The report in today’s Guardian of a legal challenge to the Government’s latest consultation on Leveson shows the depths of the mire they’re in over press freedom.
Amidst reports that ministers are planning to shelve both ‘Leveson part two’ – a new inquiry into the past conduct of newspapers – and “the controversial section 40 of the Crime and Courts Act 2013 concerning legal costs”, an investigative website and some “victims of press intrusion” have sought judicial review of Karen Bradley’s consultation.
They claim that it’s unlawful because those measures were “previously promised, and because the consultation document itself is biased.” Hacked Off is, unsurprisingly, backing them up.
All this serves to remind us that Brexit isn’t the only area where Theresa May’s ministers must grapple with a shambles bequeathed them by David Cameron’s administration. She should find the courage to bring an end to this one.
It isn’t hard to see why the Government is hesitant. Under the processes set up to implement Leveson the Government isn’t responsible for choosing the new regulator. Instead it is selected by the independent Press Recognition Panel, itself appointed by an independent process.
Plenty of degrees of separation, intended to draw a clear distinction between the enlightened ‘self-regulation’ decreed by Leveson and nasty, un-British state regulation. Unfortunately, the PRP went and spoiled the illusion by choosing an outfit called Impress as their designated self-regulator.
If being voluntarily chosen by those subject to it is an important qualification for distinguishing self-regulation from state regulation, Impress doesn’t qualify: no major UK title has joined it. Those who aren’t getting by without one – such as the FT and the Guardian – are mostly members of the Independent Press Standards Organisation, an actual self-regulator.
Nor is it hard to see why, when Guido Fawkes’ ongoing, currently three-part investigation into Impress reveals it to be staffed by people with a clear agenda, rooted in a wearisomely familiar contempt for the right-wing popular press. It looks very much like a campaign group trying to set themselves up over the industry, and so unsurprisingly commands neither its respect nor its obedience.
Such obstinacy on the part of the press is what Section 40 is intended to remedy. David Aaronovitch sums it up quite well in The Times (£):
“It is, in essence, the stick that could be used to get newspapers and publications to sign up to the new state-approved press regulator, Impress. What it says is that any publication not agreeing to be regulated by Impress will be subject to the costs of a legal action — even where it wins. Really. That’s what it says.”
If media organisations have their normal legal rights to fair treatment under the law suspended unless they submit to the authority of a politically-motivated outfit, that is the point at which all the pretty language about self-regulation ought to be set aside.

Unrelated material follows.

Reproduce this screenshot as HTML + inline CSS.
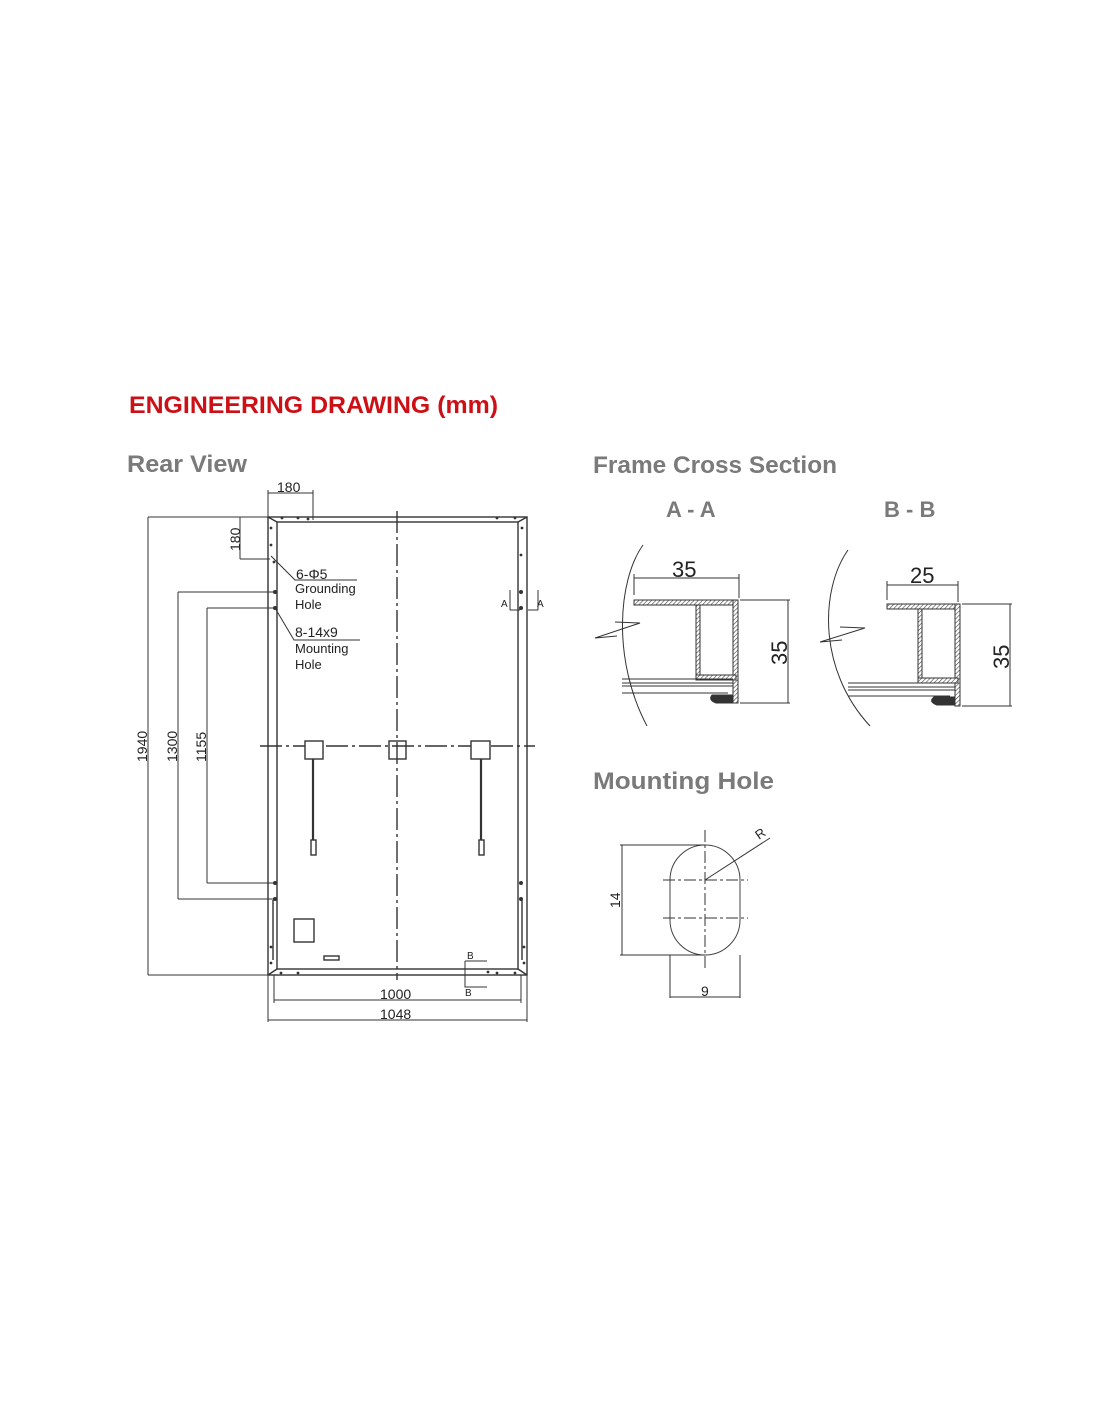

This shambles has more to teach us than the value of a free press, important as that is, or the creeping judicialisation of our political process. It should also be taken as a clear demonstration of how damaging is the current trend towards shunting difficult decisions out of the political sphere.
Leveson was set up during the height of the phone hacking scandal. Politicians wanted to be seen to be doing something, and calling for an independent inquiry managed both to look dynamic and avoid them having to come up with explicit proposals. So the task was delegated to a judge and his thoughts, once set out, treated as holy writ by people who dearly want state regulation of the press but were wary of arguing for it.
The tendency for politicians to farm out difficult decisions is corrosive to democracy, for it creates the false impression that inherently political decisions have correct answers which can be impartially reached. It also creates a delay between an event and the policy reaction, which leaves us on the brink of implementing Leveson’s heavy-handed overreaction even as the police’s finally collapses into complete ignominy with the clearing of the sole Sun journalist convicted by the £20 million Operation Elveden.
Finally, such behaviour blurs the lines of democratic accountability for state policy by vesting huge amounts of power in people several degrees removed from the electorate – i.e. ‘independent’. As I’ve argued on this site previously, we need more accountability, not more independence, for those who wield powers delegated from the Government.
The behaviour at the heart of the hacking scandal was already illegal, and has been punished, but Elveden’s unmitigated failure demonstrates that it provides no case for a broader assault on the popular press – at least, not one based on equal treatment under the law of the land.
Impress is instead the vehicle by which the sort of people who make up independent panels can give weight to their distaste for behaviour which isn’t illegal by people and institutions they dislike.
Bradley should take a leaf out of the Remainers book. No law has been passed compelling her to press-gang (a telling historical meaning of ‘Impress’) our newspapers – it is the ‘will of Parliament’ only that she possess the bludgeon, not that she wield it. She has every right to leave the newspapers alone, and would be right to do so.